ISM nonmanufacturing index slows to four-month low in April

Reuters
Workers pack and ship customer orders at the 750,000-square-foot Amazon warehouse on August 1, 2017 in Romeoville, Ill.

The numbers: The Institute for Supply Management said its nonmanufacturing index fell to a four-month in April to a reading of 56.8%, down from 58.8% in March. The index has fallen three months in a row after hitting a cycle high in January.

Any reading above 50% indicates improving conditions. Economists polled by MarketWatch expected a reading of 58%.

A related gauge of the health of the services sectors, the IHS Markit U.S. services PMI, edged up to 54.6 from 54.

What happened: Respondents started talking about rising labor and product costs, even as they said the economy is still rolling along. The prices component edged up 0.3 points to 61.8%.

Employment and supplier delivery components fell.

The big picture: The U.S. economy is still in good shape — perhaps too good, as the concern over rising prices demonstrate.
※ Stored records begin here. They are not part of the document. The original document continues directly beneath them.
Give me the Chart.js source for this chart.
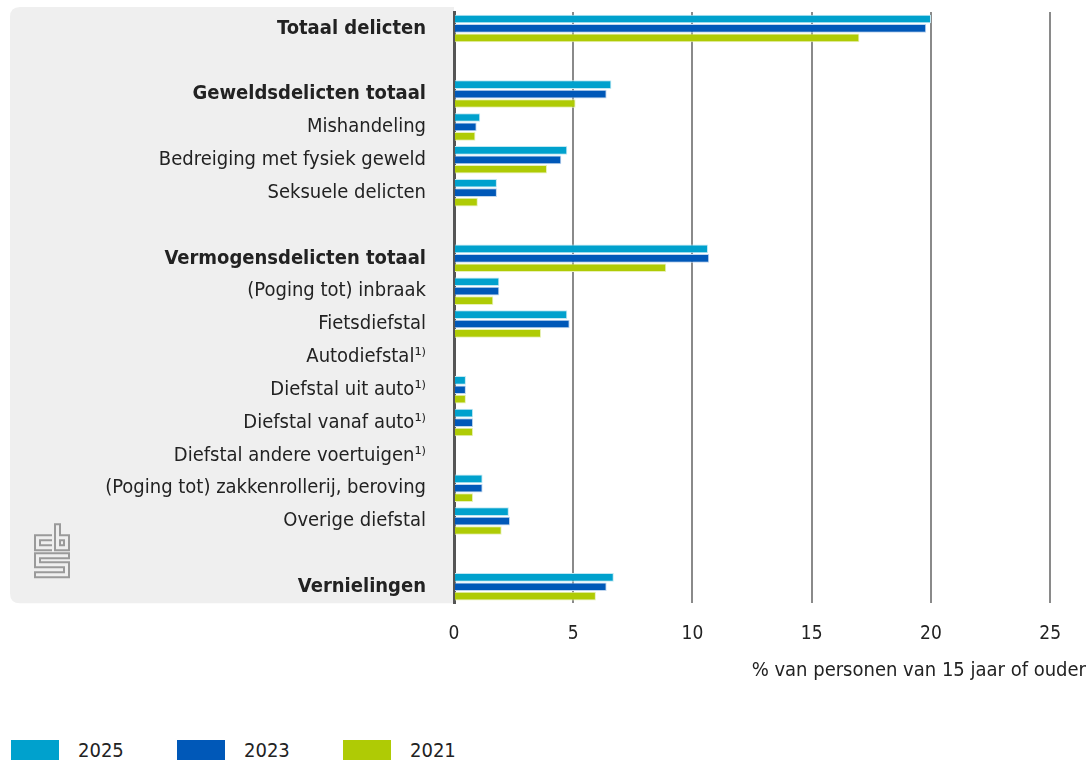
<!DOCTYPE html>
<html>
<head>
<meta charset="utf-8">
<script src="https://cdn.jsdelivr.net/npm/chart.js@4"></script>
<style>
  html, body { margin: 0; padding: 0; background: #fff; }
  #wrap { width: 1091px; height: 716px; position: relative; }
  #legend { position: absolute; left: 11px; top: 740px; display: flex; font-family: "DejaVu Sans Condensed", "DejaVu Sans", sans-serif; font-size: 20px; color: #222; }
  .item { display: flex; align-items: center; width: 166px; height: 20px; }
  .box { width: 48px; height: 20px; margin-right: 19px; }
</style>
</head>
<body>
<div id="wrap"><canvas id="myChart"></canvas></div>
<div id="legend"></div>
<script>
// categories (empty strings are the spacer rows)
const categories = [
  'Totaal delicten', '',
  'Geweldsdelicten totaal', 'Mishandeling', 'Bedreiging met fysiek geweld', 'Seksuele delicten', '',
  'Vermogensdelicten totaal', '(Poging tot) inbraak', 'Fietsdiefstal', 'Autodiefstal¹⁾',
  'Diefstal uit auto¹⁾', 'Diefstal vanaf auto¹⁾', 'Diefstal andere voertuigen¹⁾',
  '(Poging tot) zakkenrollerij, beroving', 'Overige diefstal', '',
  'Vernielingen'
];
const boldRows = [0, 2, 7, 17];

const values2025 = [20.0, null, 6.6, 1.1, 4.75, 1.8, null, 10.65, 1.9, 4.75, null, 0.5, 0.8, null, 1.2, 2.3, null, 6.7];
const values2023 = [19.8, null, 6.4, 0.95, 4.5, 1.8, null, 10.7, 1.9, 4.85, null, 0.5, 0.8, null, 1.2, 2.35, null, 6.4];
const values2021 = [17.0, null, 5.1, 0.9, 3.9, 1.0, null, 8.9, 1.65, 3.65, null, 0.5, 0.8, null, 0.8, 2.0, null, 5.95];

const xTicks = [0, 5, 10, 15, 20, 25];
const xTitle = '% van personen van 15 jaar of ouder';

const fontFamily = '"DejaVu Sans Condensed", "DejaVu Sans", sans-serif';

// grey panel behind the labels + cbs logo
const panelPlugin = {
  id: 'panel',
  beforeDraw(chart) {
    const { ctx, chartArea } = chart;
    const x = 10, y = chartArea.top - 5;
    const w = chartArea.left - x, h = chartArea.bottom - y;
    const r = 10;
    ctx.save();
    ctx.fillStyle = '#efefef';
    ctx.beginPath();
    ctx.moveTo(x + w, y);
    ctx.lineTo(x + r, y);
    ctx.quadraticCurveTo(x, y, x, y + r);
    ctx.lineTo(x, y + h - r);
    ctx.quadraticCurveTo(x, y + h, x + r, y + h);
    ctx.lineTo(x + w, y + h);
    ctx.closePath();
    ctx.fill();

    // rough cbs mark, placed relative to the panel bottom
    const b = chartArea.bottom - 603;
    ctx.translate(0, b);
    ctx.strokeStyle = '#9a9a9a';
    ctx.lineWidth = 2;
    ctx.beginPath();
    // c
    ctx.moveTo(52, 535); ctx.lineTo(35, 535); ctx.lineTo(35, 550); ctx.lineTo(52, 550);
    ctx.moveTo(52, 540); ctx.lineTo(40, 540); ctx.lineTo(40, 545); ctx.lineTo(52, 545);
    // b
    ctx.moveTo(55, 524); ctx.lineTo(55, 550); ctx.lineTo(69, 550); ctx.lineTo(69, 535); ctx.lineTo(60, 535); ctx.lineTo(60, 524); ctx.closePath();
    ctx.moveTo(60, 540); ctx.lineTo(64, 540); ctx.lineTo(64, 545); ctx.lineTo(60, 545); ctx.closePath();
    // s
    ctx.moveTo(69, 553); ctx.lineTo(35, 553); ctx.lineTo(35, 567); ctx.lineTo(64, 567); ctx.lineTo(64, 572); ctx.lineTo(35, 572); ctx.lineTo(35, 577); ctx.lineTo(69, 577); ctx.lineTo(69, 562); ctx.lineTo(40, 562); ctx.lineTo(40, 558); ctx.lineTo(69, 558); ctx.closePath();
    ctx.stroke();
    ctx.restore();
  }
};

const data = {
  labels: categories,
  datasets: [
    { label: '2025', data: values2025, backgroundColor: '#00a1cd', borderColor: '#bfe8f3', borderWidth: 1 },
    { label: '2023', data: values2023, backgroundColor: '#0058b8', borderColor: '#bfd5ee', borderWidth: 1 },
    { label: '2021', data: values2021, backgroundColor: '#afcb05', borderColor: '#e8f1b8', borderWidth: 1 }
  ]
};

const config = {
  type: 'bar',
  data,
  options: {
    indexAxis: 'y',
    responsive: true,
    maintainAspectRatio: false,
    animation: false,
    categoryPercentage: 0.86,
    barPercentage: 0.92,
    layout: { padding: { left: 10, right: 5, top: 8, bottom: 0 } },
    scales: {
      x: {
        min: 0,
        max: 26.5,
        afterBuildTicks(scale) {
          scale.ticks = xTicks.map(v => ({ value: v }));
        },
        ticks: {
          color: '#222',
          padding: 19,
          font: { family: fontFamily, size: 19 }
        },
        grid: { color: '#8a8a8a', lineWidth: 2, drawTicks: false },
        border: { display: false },
        title: {
          display: true,
          text: xTitle,
          align: 'end',
          color: '#222',
          font: { family: fontFamily, size: 20 },
          padding: { top: -5, bottom: 33 }
        }
      },
      y: {
        afterFit(scale) { scale.width = 444; },
        ticks: {
          color: '#222',
          padding: 0,
          font(ctx) {
            return {
              family: fontFamily,
              size: 20,
              weight: boldRows.includes(ctx.index) ? 'bold' : 'normal'
            };
          }
        },
        // invisible tick marks keep the labels off the axis
        grid: { display: true, color: 'transparent', drawOnChartArea: false, drawTicks: true, tickLength: 28 },
        border: { color: '#555', width: 3 }
      }
    },
    plugins: {
      legend: { display: false },
      tooltip: { enabled: false }
    }
  },
  plugins: [panelPlugin]
};

const myChart = new Chart(document.getElementById('myChart'), config);

// legend built from the chart's datasets
const legendEl = document.getElementById('legend');
myChart.data.datasets.forEach(ds => {
  const item = document.createElement('div');
  item.className = 'item';
  const box = document.createElement('span');
  box.className = 'box';
  box.style.background = ds.backgroundColor;
  const txt = document.createElement('span');
  txt.textContent = ds.label;
  item.appendChild(box);
  item.appendChild(txt);
  legendEl.appendChild(item);
});
</script>
</body>
</html>
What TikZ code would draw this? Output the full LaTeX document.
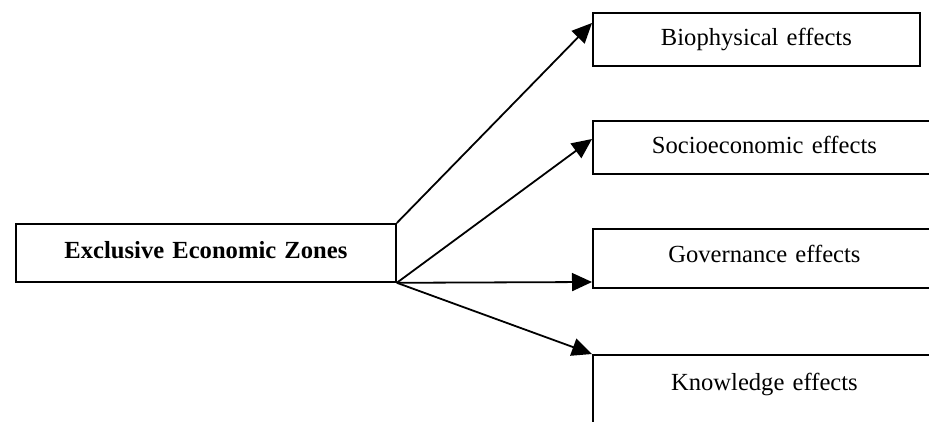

That’s why the Federal Reserve signaled Wednesday it was likely to keep lifting interest rates this year.

ISM said the April reading corresponds to a 2.9% increase in real gross domestic product on an annualized basis.

What they’re saying: “National shortage of Class-A drivers and the increased demand for logistics is resulting in an increase in the cost of goods,” said one manager in the accommodation and food services business.

“The trade tensions are impacting purchasing of steel and are causing suppliers to send letters of concern regarding contracted purchases for this year and the future based on these proposed tariffs,” said a manager in the construction industry.

Market reaction: Little, if any. U.S. stocks were struggling on Thursday, with the Dow Jones Industrial  sliding over 180 points. The yield on the 10-year Treasury   slipped slightly.